* **INFORMATION PROVIDED**
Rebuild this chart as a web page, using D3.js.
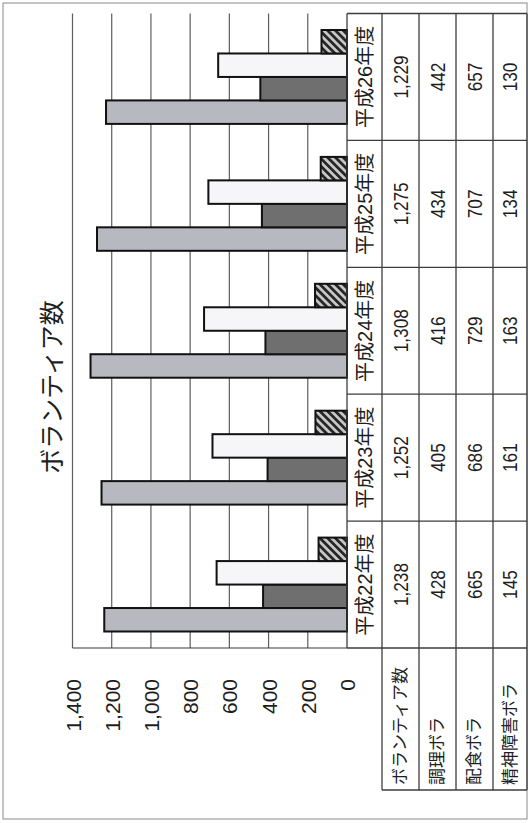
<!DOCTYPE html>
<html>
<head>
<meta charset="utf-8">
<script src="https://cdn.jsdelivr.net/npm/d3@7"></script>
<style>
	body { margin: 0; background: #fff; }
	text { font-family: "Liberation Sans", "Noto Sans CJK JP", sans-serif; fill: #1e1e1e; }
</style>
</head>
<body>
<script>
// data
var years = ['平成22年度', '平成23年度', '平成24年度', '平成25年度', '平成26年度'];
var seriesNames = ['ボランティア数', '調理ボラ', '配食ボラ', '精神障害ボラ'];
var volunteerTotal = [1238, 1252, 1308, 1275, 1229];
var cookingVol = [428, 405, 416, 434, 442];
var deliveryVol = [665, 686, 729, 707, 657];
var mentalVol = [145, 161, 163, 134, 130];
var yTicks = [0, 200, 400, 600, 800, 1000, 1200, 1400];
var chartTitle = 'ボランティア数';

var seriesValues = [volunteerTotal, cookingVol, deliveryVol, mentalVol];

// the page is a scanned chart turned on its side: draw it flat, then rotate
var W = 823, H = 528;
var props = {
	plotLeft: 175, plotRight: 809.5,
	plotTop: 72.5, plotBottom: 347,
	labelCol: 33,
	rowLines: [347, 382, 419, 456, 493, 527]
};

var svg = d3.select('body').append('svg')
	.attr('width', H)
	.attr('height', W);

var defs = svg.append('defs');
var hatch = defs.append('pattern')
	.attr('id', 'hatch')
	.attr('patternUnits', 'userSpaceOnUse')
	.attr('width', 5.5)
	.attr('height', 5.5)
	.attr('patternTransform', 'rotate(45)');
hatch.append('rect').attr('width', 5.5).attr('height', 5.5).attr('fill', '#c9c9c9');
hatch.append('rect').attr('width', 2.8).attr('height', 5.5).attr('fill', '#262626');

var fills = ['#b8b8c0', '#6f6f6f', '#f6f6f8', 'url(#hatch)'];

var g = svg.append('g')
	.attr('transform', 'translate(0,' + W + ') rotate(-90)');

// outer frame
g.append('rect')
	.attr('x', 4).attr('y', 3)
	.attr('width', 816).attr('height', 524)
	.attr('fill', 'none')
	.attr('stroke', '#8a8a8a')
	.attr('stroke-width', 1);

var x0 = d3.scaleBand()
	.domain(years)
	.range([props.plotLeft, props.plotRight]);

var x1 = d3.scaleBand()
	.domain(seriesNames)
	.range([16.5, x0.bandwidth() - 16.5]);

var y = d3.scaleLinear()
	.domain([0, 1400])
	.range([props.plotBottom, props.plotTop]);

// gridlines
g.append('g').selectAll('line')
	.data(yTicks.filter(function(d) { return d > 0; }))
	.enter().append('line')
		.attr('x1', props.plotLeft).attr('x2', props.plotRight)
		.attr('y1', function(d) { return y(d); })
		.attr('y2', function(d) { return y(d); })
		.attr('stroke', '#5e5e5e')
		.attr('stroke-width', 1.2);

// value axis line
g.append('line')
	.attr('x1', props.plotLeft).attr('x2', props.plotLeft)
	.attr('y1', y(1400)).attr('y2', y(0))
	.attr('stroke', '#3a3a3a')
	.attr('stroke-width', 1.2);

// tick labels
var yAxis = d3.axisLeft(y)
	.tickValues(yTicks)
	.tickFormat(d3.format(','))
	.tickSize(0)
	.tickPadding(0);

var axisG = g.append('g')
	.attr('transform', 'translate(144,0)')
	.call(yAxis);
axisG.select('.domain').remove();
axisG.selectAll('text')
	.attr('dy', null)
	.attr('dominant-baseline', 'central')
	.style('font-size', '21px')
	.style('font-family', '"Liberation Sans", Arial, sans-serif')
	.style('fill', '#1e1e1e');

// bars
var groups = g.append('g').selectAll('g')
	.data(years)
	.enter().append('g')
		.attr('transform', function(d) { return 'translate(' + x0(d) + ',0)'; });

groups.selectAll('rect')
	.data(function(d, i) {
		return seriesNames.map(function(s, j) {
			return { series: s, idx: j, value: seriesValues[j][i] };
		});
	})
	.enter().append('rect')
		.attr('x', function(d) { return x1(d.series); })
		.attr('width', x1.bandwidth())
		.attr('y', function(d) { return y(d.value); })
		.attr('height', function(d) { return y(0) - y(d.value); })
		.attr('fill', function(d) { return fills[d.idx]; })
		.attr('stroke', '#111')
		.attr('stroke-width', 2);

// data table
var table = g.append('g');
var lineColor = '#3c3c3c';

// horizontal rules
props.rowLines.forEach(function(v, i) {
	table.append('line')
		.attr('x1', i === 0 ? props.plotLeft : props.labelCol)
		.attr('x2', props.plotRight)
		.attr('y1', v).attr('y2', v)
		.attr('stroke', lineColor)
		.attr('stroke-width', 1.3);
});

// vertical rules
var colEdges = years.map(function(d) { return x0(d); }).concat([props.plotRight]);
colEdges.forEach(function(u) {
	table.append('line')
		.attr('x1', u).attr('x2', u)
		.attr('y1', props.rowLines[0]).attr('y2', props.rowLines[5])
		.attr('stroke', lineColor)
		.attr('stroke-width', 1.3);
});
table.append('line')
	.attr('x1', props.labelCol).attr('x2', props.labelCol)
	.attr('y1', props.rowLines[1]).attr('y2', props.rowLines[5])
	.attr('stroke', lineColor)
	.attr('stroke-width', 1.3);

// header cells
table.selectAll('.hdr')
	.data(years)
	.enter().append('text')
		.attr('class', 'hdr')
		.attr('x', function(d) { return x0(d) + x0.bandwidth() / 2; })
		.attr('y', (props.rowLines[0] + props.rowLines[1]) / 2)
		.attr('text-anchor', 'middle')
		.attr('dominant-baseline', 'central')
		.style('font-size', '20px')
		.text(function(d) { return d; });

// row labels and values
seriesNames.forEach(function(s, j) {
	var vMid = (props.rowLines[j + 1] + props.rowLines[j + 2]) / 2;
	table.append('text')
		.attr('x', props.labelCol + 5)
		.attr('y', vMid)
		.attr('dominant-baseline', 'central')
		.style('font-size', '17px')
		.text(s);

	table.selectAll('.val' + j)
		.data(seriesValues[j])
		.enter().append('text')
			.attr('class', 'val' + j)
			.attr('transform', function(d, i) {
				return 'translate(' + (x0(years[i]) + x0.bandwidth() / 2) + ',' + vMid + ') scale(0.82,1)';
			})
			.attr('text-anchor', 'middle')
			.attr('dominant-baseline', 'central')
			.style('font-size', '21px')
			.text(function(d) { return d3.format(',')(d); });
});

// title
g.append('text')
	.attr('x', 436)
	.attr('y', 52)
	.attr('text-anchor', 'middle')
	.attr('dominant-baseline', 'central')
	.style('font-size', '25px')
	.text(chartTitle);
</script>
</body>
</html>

* **THE REQUEST**
Take the lines from the start of the material to the line with "cookingVol, deliveryVol, mentalVol];", both included, and transcribe them exactly without the pictures.

* **WRITTEN ANSWER**
Rebuild this chart as a web page, using D3.js.
<!DOCTYPE html>
<html>
<head>
<meta charset="utf-8">
<script src="https://cdn.jsdelivr.net/npm/d3@7"></script>
<style>
	body { margin: 0; background: #fff; }
	text { font-family: "Liberation Sans", "Noto Sans CJK JP", sans-serif; fill: #1e1e1e; }
</style>
</head>
<body>
<script>
// data
var years = ['平成22年度', '平成23年度', '平成24年度', '平成25年度', '平成26年度'];
var seriesNames = ['ボランティア数', '調理ボラ', '配食ボラ', '精神障害ボラ'];
var volunteerTotal = [1238, 1252, 1308, 1275, 1229];
var cookingVol = [428, 405, 416, 434, 442];
var deliveryVol = [665, 686, 729, 707, 657];
var mentalVol = [145, 161, 163, 134, 130];
var yTicks = [0, 200, 400, 600, 800, 1000, 1200, 1400];
var chartTitle = 'ボランティア数';

var seriesValues = [volunteerTotal, cookingVol, deliveryVol, mentalVol];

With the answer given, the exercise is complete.